### Goal
Set down the data below without change, skipping the pictures it holds.

### Given information
══════════════════════════════
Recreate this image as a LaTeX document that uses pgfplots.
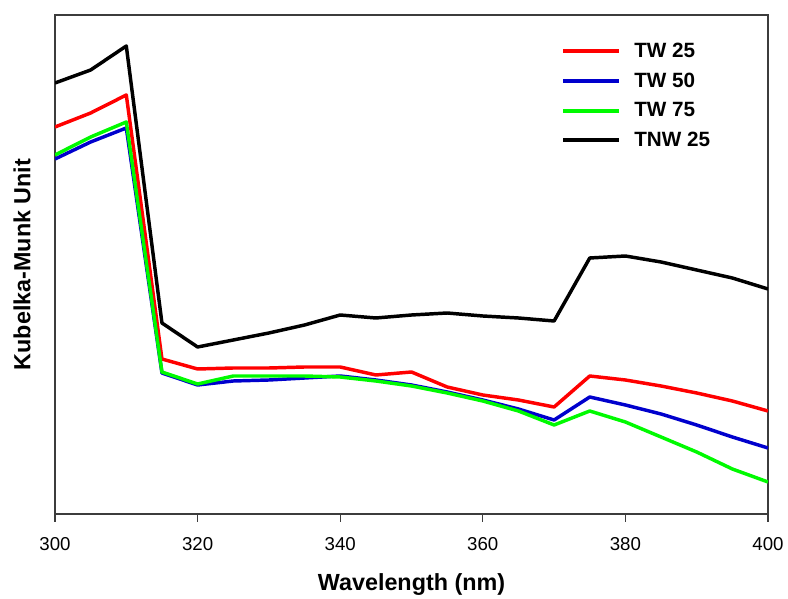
\documentclass[border=0pt]{standalone}
\usepackage{fontspec}
\setmainfont{Liberation Sans}
\usepackage{pgfplots}
\pgfplotsset{compat=1.18}
\definecolor{cred}{RGB}{255,0,0}
\definecolor{cblue}{RGB}{0,0,205}
\definecolor{cgreen}{RGB}{0,250,0}
\definecolor{frame}{RGB}{60,60,60}

% y values: arbitrary Kubelka-Munk units
\pgfplotstableread{
x    tw25 tw50 tw75 tnw25
300  387  355  359  431
305  401  372  377  444
310  419  386  392  468
315  155  141  142  191
320  145  129  130  167
325  146  133  138  174
330  146  134  138  181
335  147  136  138  189
340  147  138  137  199
345  139  134  133  196
350  142  129  128  199
355  127  122  121  201
360  119  114  113  198
365  114  105  103  196
370  107   94   89  193
375  138  117  103  256
380  134  109   92  258
385  128  100   77  252
390  121   89   62  244
395  113   77   45  236
400  103   66   32  225
}\kmdata

\begin{document}
\begin{tikzpicture}
\begin{axis}[
  width=534.75pt, height=374.25pt, scale only axis,
  xmin=300, xmax=400, ymin=0, ymax=499,
  xtick={300,320,...,400}, ytick=\empty,
  axis line style={frame, line width=0.8pt},
  tick style={frame, line width=0.8pt},
  xtick pos=bottom, tick align=outside, major tick length=6pt,
  tick label style={font=\fontsize{14}{16}\selectfont},
  xticklabel style={yshift=-8pt},
  /pgf/number format/assume math mode=true,
  xlabel={Wavelength (nm)},
  ylabel={Kubelka-Munk Unit},
  every axis x label/.style={at={(axis description cs:0.5,0)}, anchor=center,
    yshift=-53pt, font=\bfseries\fontsize{17.5}{20}\selectfont},
  every axis y label/.style={at={(axis description cs:0,0.5)}, anchor=center,
    rotate=90, yshift=24.75pt, font=\bfseries\fontsize{17.5}{20}\selectfont},
  legend style={draw=none, fill=none, at={(0.704,0.955)}, anchor=north west,
    font=\bfseries\fontsize{15.5}{18}\selectfont, row sep=6pt,
    cells={anchor=west}},
  legend image code/.code={\draw[#1, line width=3pt] (0pt,0pt) -- (42pt,0pt); \path (50pt,0pt);},
  every axis plot/.append style={line width=2.6pt, line join=round},
]
\addplot[cred] table[x=x, y=tw25] {\kmdata};
\addlegendentry{TW 25}
\addplot[cblue] table[x=x, y=tw50] {\kmdata};
\addlegendentry{TW 50}
\addplot[cgreen] table[x=x, y=tw75] {\kmdata};
\addlegendentry{TW 75}
\addplot[black] table[x=x, y=tnw25] {\kmdata};
\addlegendentry{TNW 25}
\coordinate (sw) at (rel axis cs:0,0);
\coordinate (ne) at (rel axis cs:1,1);
\end{axis}
\pgfresetboundingbox
\path (sw) ++(-41.25pt,-63.75pt) coordinate (bl);
\path (ne) ++(15pt,11.25pt) coordinate (tr);
\useasboundingbox (bl) rectangle (tr);
\end{tikzpicture}
\end{document}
══════════════════════════════
### Expected output
Recreate this image as a LaTeX document that uses pgfplots.
\documentclass[border=0pt]{standalone}
\usepackage{fontspec}
\setmainfont{Liberation Sans}
\usepackage{pgfplots}
\pgfplotsset{compat=1.18}
\definecolor{cred}{RGB}{255,0,0}
\definecolor{cblue}{RGB}{0,0,205}
\definecolor{cgreen}{RGB}{0,250,0}
\definecolor{frame}{RGB}{60,60,60}

% y values: arbitrary Kubelka-Munk units
\pgfplotstableread{
x    tw25 tw50 tw75 tnw25
300  387  355  359  431
305  401  372  377  444
310  419  386  392  468
315  155  141  142  191
320  145  129  130  167
325  146  133  138  174
330  146  134  138  181
335  147  136  138  189
340  147  138  137  199
345  139  134  133  196
350  142  129  128  199
355  127  122  121  201
360  119  114  113  198
365  114  105  103  196
370  107   94   89  193
375  138  117  103  256
380  134  109   92  258
385  128  100   77  252
390  121   89   62  244
395  113   77   45  236
400  103   66   32  225
}\kmdata

\begin{document}
\begin{tikzpicture}
\begin{axis}[
  width=534.75pt, height=374.25pt, scale only axis,
  xmin=300, xmax=400, ymin=0, ymax=499,
  xtick={300,320,...,400}, ytick=\empty,
  axis line style={frame, line width=0.8pt},
  tick style={frame, line width=0.8pt},
  xtick pos=bottom, tick align=outside, major tick length=6pt,
  tick label style={font=\fontsize{14}{16}\selectfont},
  xticklabel style={yshift=-8pt},
  /pgf/number format/assume math mode=true,
  xlabel={Wavelength (nm)},
  ylabel={Kubelka-Munk Unit},
  every axis x label/.style={at={(axis description cs:0.5,0)}, anchor=center,
    yshift=-53pt, font=\bfseries\fontsize{17.5}{20}\selectfont},
  every axis y label/.style={at={(axis description cs:0,0.5)}, anchor=center,
    rotate=90, yshift=24.75pt, font=\bfseries\fontsize{17.5}{20}\selectfont},
  legend style={draw=none, fill=none, at={(0.704,0.955)}, anchor=north west,
    font=\bfseries\fontsize{15.5}{18}\selectfont, row sep=6pt,
    cells={anchor=west}},
  legend image code/.code={\draw[#1, line width=3pt] (0pt,0pt) -- (42pt,0pt); \path (50pt,0pt);},
  every axis plot/.append style={line width=2.6pt, line join=round},
]
\addplot[cred] table[x=x, y=tw25] {\kmdata};
\addlegendentry{TW 25}
\addplot[cblue] table[x=x, y=tw50] {\kmdata};
\addlegendentry{TW 50}
\addplot[cgreen] table[x=x, y=tw75] {\kmdata};
\addlegendentry{TW 75}
\addplot[black] table[x=x, y=tnw25] {\kmdata};
\addlegendentry{TNW 25}
\coordinate (sw) at (rel axis cs:0,0);
\coordinate (ne) at (rel axis cs:1,1);
\end{axis}
\pgfresetboundingbox
\path (sw) ++(-41.25pt,-63.75pt) coordinate (bl);
\path (ne) ++(15pt,11.25pt) coordinate (tr);
\useasboundingbox (bl) rectangle (tr);
\end{tikzpicture}
\end{document}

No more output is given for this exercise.